A long-time opponent of the rights of public sector workers, he called for the sacking of thousands of civil service workers. Jones said, “Frankly, the job could be done with half as many,” he told the press earlier this year.

Jones helped launch Unite’s campaign at a press conference in March alongside Paul Everitt, the CEO of the Society of Motor Manufacturers. He called for a subsidised short-time working and a two-day week in the manufacturing industries. 

A protester dressed in the Union JackA protester dressed in the Union Jack

Unite has supported an attempt by Labour Party MP Lindsey Hoyle to introduce a “national strategy” which would include “the implementation of a temporary short-time working subsidy.” Hoyle calls for “a level playing field with the rest of Europe”.

As opposed to a united offensive by Europe’s workers in defence of jobs, Unite wants tit-for-tat protectionist measures to be imposed by Labour. The union wants members of the public to write to their MPs, calling for “a short-time working subsidy to keep skilled workers in post and off the dole” and “action by our government to defend manufacturing on the scale of our EU competitors.”

Woodley told the marchers in Birmingham, “Governments in Spain and Belgium are subsidising short-time working so when the market place picks up the skills are there.”

Jones talks about a “triple sacrifice” on the part of employers, government and the workers. The sacrifices would in fact fall entirely on the working class, not on business or the government. His prescription is that workers should accept whatever wage cuts are necessary to keep companies profitable in what is now universally recognised as the deepest recession since the 1930s. 

Rallying behind the bureaucracy are the numerous radical groups such as the Socialist Workers Party, the Socialist Party and the Respect organisation of Member of Parliament George Galloway. Their participation expresses their slavish support for trade unions which have long since given up the pretence of defending their members’ interests.

The Socialist Worker called on its readers to “Seize the chance to rage at job losses on 16 May”. The article breathlessly claimed that “It is a chance for workers—employed and unemployed—to take to the streets and rage against the destruction of jobs and communities.

“The march has to be made into a launch pad for action to halt the jobs slaughter”. 

The SWP insisted, “Every union branch and trades council must book transport and throw it open to everyone, including unemployed people and students”. 

Passing over the alliance that Unite has formed with the bosses, as though it was a temporary aberration, the SWP stated that “The union leaders must be pushed to support the fightback now and to encourage workers to resist rather than surrender”. 
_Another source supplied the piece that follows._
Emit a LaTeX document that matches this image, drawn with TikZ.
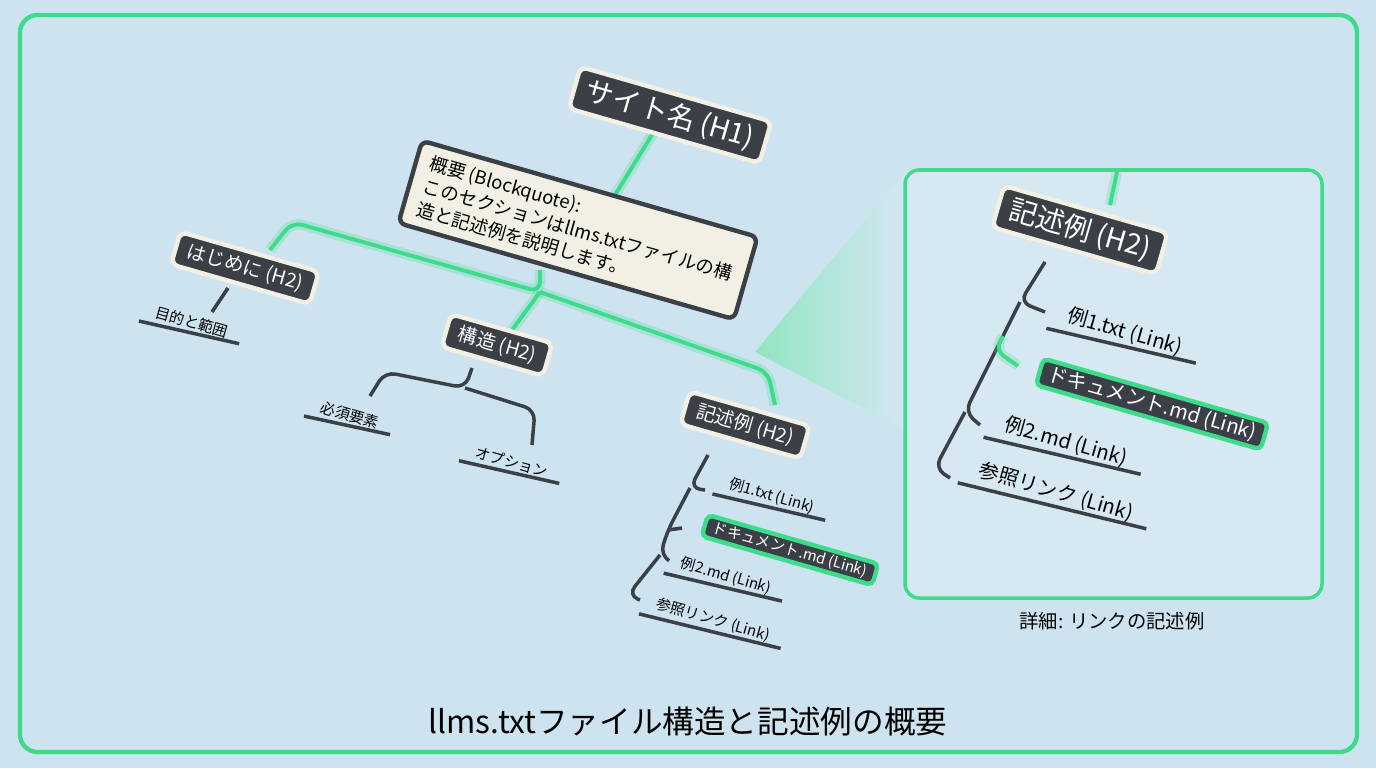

Yet despite campaigning for the march for more than six weeks, the combined efforts of the radicals were only able to enlist the support of a few thousand dominated by trade union functionaries.

Trade unions and trade union leaders that organise “fightbacks” and “encourage workers to resist” simply do not exist and haven’t done so for several decades. Unite, Unison and the TUC function as nothing more than the policemen of the working class, working to impose the full burden of the economic crisis on their members in the name of defending “British manufacturing”. The purpose of the SWP in making such claims and in insisting on the primacy of the trade unions is to sow illusions in these bankrupt organisations and to oppose the building of a genuine socialist party that will unite British workers on an internationalist programme with workers across Europe and throughout the world.